What is your point? Have you actually read anything I have said about what I believe regarding the existence of God or Jesus or why I am open to the question of mythicism or why I write what I do about terrorism and Islam? It seems not. Your rambling strikes me as nothing more than a rant ignorant of who or what it is you think you are opposing.
Yes I’m a rambling old man who was living at your age with out internet and computer. Al Gore was just a kid then. Late in life I finally achieved the goal getting a personal computer from Dell and now I’m hooked up to the world.
Raised Catholic Christian but a age 13 it occurred to me these people can’t prove any of this so I became an agnostic. The Ancient Church Fathers which are part of Catholic tradition tie up the loose ends so many of the times for doubting Catholics such as doubting Paul wrote 1 & 2 Timothy and Titus and other major doctrines of the church. But the fathers also quote from a different Matthew which is extant today. And seem not to be aware of the Matthew we have today in our Bibles. That and other reasons did nothing to solve my skepticism which includes does God even exist.
My take on science and books by scientists such as Fred Hoyle, Paul Davies and Robert Jastrow gives me some assurance intelligence is behind the creation of the universe 13.5 billion years ago but it falls a bit short of absolute confirmation. Thus I’m still an agnostic.
And my point was (if you are the person I think you are, maybe not…my apologies then)that you claim to be an atheist but in my 79 years of experience talking with atheists here and there over the years, there ARE NONE that I can find. Without exception they are just people who are more agnostic about it than one who calls himself agnostic. If a typical agnostic is 50/50 then my atheist I’m speaking with is 80/20. But that is still being an agnostic!! Just a stronger leaning. Are you a complete 100% atheist? If so the first I’ve met.
As to Jesus it’s okay to be open to the myth position but I’ve discovered from Email and listening to interviews that the PhD level Jesus myth supporters will say when pressed that it’s possible Jesus did exist just not likely. Richard Carrier and Robert Price both are on my YouTube computer saying exactly that.
Is that you? I want to meet someone other than a novice such as myself on the internet who absolutely convinced God never existed and the universe is the product of blind chance even if it means it created itself from nothing and there is not a chance the Jesus character used in Christianity never lived at all and ALL his gospel quotes are fakes including the 13% the Jesus Seminar voted in the affirmative.

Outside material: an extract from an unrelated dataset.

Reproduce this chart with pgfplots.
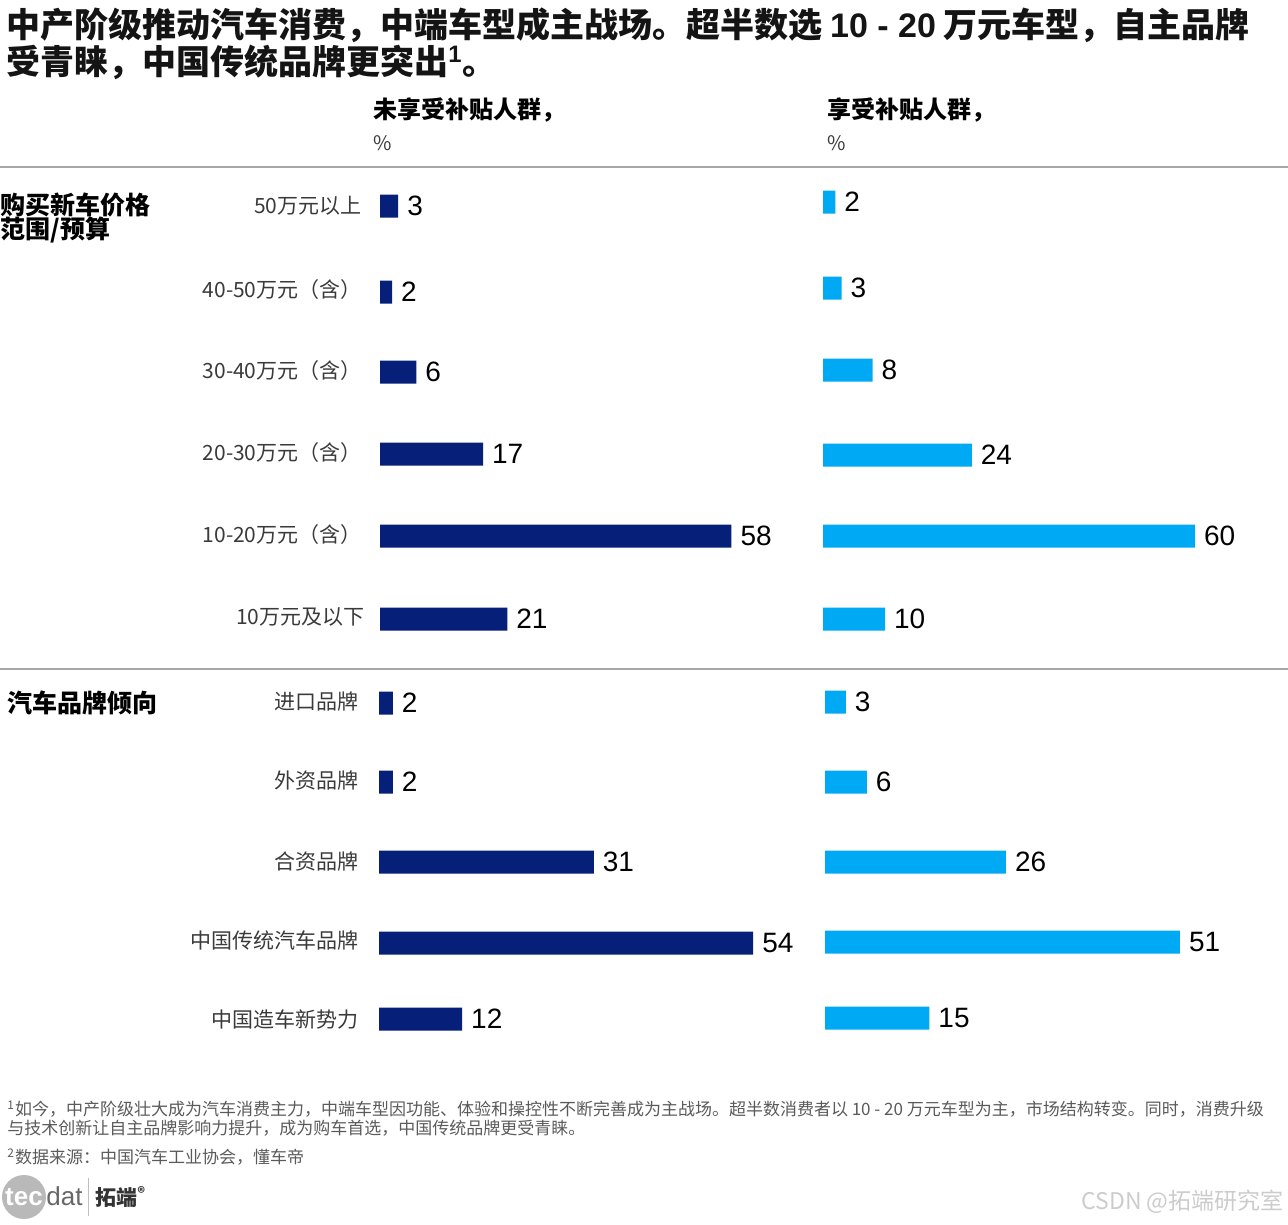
\documentclass[border=0pt]{standalone}
\usepackage{fontspec}
\setmainfont{Liberation Sans}
\newfontfamily\cjk{Noto Sans CJK SC}
\usepackage{pgfplots}
\pgfplotsset{compat=1.18}

\definecolor{navy}{HTML}{061F78}
\definecolor{sky}{HTML}{00A9F4}
\definecolor{labgray}{HTML}{3A3A3A}
\definecolor{notegray}{HTML}{5A5A5A}

% one panel = one column of one section; y is in pixels of the page
\pgfplotsset{panel/.style={
  hide axis, clip=false, xbar, bar width=11.5pt,
  enlargelimits=false,
  y=0.5pt, y dir=reverse, ymin=0, ymax=1224, xmin=0,
  anchor=north west, point meta=x,
  /pgf/number format/assume math mode=true,
  nodes near coords={\pgfmathprintnumber{\pgfplotspointmeta}},
  every node near coord/.append style={font=\fontsize{14}{14}\selectfont,
    text=black, anchor=west, xshift=1pt},
}}

\begin{document}
\begin{tikzpicture}[x=0.5pt, y=-0.5pt]
\path[use as bounding box] (0,0) rectangle (1288,1224);

% title
\node[anchor=base west, inner sep=0, font=\cjk\bfseries\fontsize{17}{17}\selectfont, text=black!92]
  at (6,38) {中产阶级推动汽车消费，中端车型成主战场。超半数选 {\rmfamily\bfseries 10 - 20} 万元车型，自主品牌};
\node[anchor=base west, inner sep=0, font=\cjk\bfseries\fontsize{17}{17}\selectfont, text=black!92]
  at (6,75) {受青睐，中国传统品牌更突出\textsuperscript{\rmfamily 1}。};

% column headers
\node[anchor=west, inner sep=0, font=\cjk\bfseries\fontsize{12}{12}\selectfont] at (373,110) {未享受补贴人群，};
\node[anchor=west, inner sep=0, font=\cjk\fontsize{10}{10}\selectfont, text=labgray] at (373,143) {\%};
\node[anchor=west, inner sep=0, font=\cjk\bfseries\fontsize{12}{12}\selectfont] at (827,110) {享受补贴人群，};
\node[anchor=west, inner sep=0, font=\cjk\fontsize{10}{10}\selectfont, text=labgray] at (827,143) {\%};

% separators
\draw[gray!70, line width=0.7pt] (0,167) -- (1288,167);
\draw[gray!70, line width=0.7pt] (0,669) -- (1288,669);

% section labels
\node[anchor=west, inner sep=0, font=\cjk\bfseries\fontsize{12.5}{12.5}\selectfont] at (0,205) {购买新车价格};
\node[anchor=west, inner sep=0, font=\cjk\bfseries\fontsize{12.5}{12.5}\selectfont] at (0,230) {范围/预算};
\node[anchor=west, inner sep=0, font=\cjk\bfseries\fontsize{12.5}{12.5}\selectfont] at (7,703) {汽车品牌倾向};

% category labels
\begin{scope}[every node/.style={anchor=east, inner sep=0, text=labgray, font=\cjk\fontsize{10.5}{10.5}\selectfont}]
\node at (362,206) {50万元以上};
\node at (362,290) {40-50万元（含）};
\node at (362,371) {30-40万元（含）};
\node at (362,453) {20-30万元（含）};
\node at (362,535) {10-20万元（含）};
\node at (365,617) {10万元及以下};
\node at (359,702) {进口品牌};
\node at (359,781) {外资品牌};
\node at (359,861) {合资品牌};
\node at (359,940) {中国传统汽车品牌};
\node at (359,1019) {中国造车新势力};
\end{scope}

% price range, no subsidy
\begin{axis}[panel, at={(190pt,0pt)}, x=3.03pt, xmax=75]
\addplot[fill=navy, draw=none] coordinates {(3,206) (2,292) (6,372) (17,454) (58,536) (21,619)};
\end{axis}
% price range, subsidy
\begin{axis}[panel, at={(411.5pt,0pt)}, x=3.1pt, xmax=70]
\addplot[fill=sky, draw=none] coordinates {(2,202) (3,288) (8,370) (24,455) (60,536) (10,619)};
\end{axis}
% brand, no subsidy
\begin{axis}[panel, at={(189.5pt,0pt)}, x=3.465pt, xmax=60]
\addplot[fill=navy, draw=none] coordinates {(2,703) (2,782) (31,862) (54,943) (12,1019)};
\end{axis}
% brand, subsidy
\begin{axis}[panel, at={(412.5pt,0pt)}, x=3.48pt, xmax=60]
\addplot[fill=sky, draw=none] coordinates {(3,702) (6,782) (26,862) (51,942) (15,1018)};
\end{axis}

% footnotes
\begin{scope}[every node/.style={anchor=base west, inner sep=0, text=notegray, font=\cjk\fontsize{8.5}{8.5}\selectfont}]
\node at (7,1115) {\textsuperscript{1}如今，中产阶级壮大成为汽车消费主力，中端车型因功能、体验和操控性不断完善成为主战场。超半数消费者以 10 - 20 万元车型为主，市场结构转变。同时，消费升级};
\node at (7,1134) {与技术创新让自主品牌影响力提升，成为购车首选，中国传统品牌更受青睐。};
\node at (7,1163) {\textsuperscript{2}数据来源：中国汽车工业协会，懂车帝};
\end{scope}

% logo and watermark
\fill[gray!55] (24,1197) circle (22);
\node[text=white, font=\bfseries\fontsize{13}{13}\selectfont, inner sep=0] at (24,1197) {tec};
\node[anchor=west, text=gray!80!black, font=\fontsize{13}{13}\selectfont, inner sep=0] at (46,1196) {dat};
\draw[gray!50, line width=0.5pt] (88,1178) -- (88,1216);
\node[anchor=west, inner sep=0, font=\cjk\bfseries\fontsize{10.5}{10.5}\selectfont, text=black!80] at (95,1197) {拓端\textsuperscript{®}};
\node[anchor=east, inner sep=0, text=gray!40, font=\cjk\fontsize{11.5}{11.5}\selectfont] at (1284,1202) {CSDN @拓端研究室};
\end{tikzpicture}
\end{document}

The last so called atheist New Testament scholar I spoke with was Burton Mack author of “The Making of the New Testament. Who wrote the Christian Myth?” and it was about 1999. Dr. Mack identified Jesus’ baptism by John the Baptist, his execution being ordered by Pilate and a few of his gospel quotes such as the “kingdom of God” sermon as most likely historical with ALL the rest myths woven around Jesus for reasons he goes into in his book.
What is your historical Jesus position? Was he absolutely a myth? Not a chance he was ever born?
Maybe you best ignore me. Probably you aren’t the person I thought I had read. I loose my car keys and forget where it’s parked at the super market now so just ignore me. I’m dropping out. Just too old.
You come across like someone who is too old to learn anything new. I hope I never get that old. But if you really want to understand anything about my views then you can find my position on the Christ Myth theory in the side box in this post.
As for atheism that is not the subject of this post so it breaches comment policy we try to adhere to. Look around and find where atheism is discussed here and if you are not too old to be interested in learning and understanding new viewpoints and how other people understand things as opposed to being a dogmatic black and white thinker who knows everything there is to know about life and the world then you are welcome here.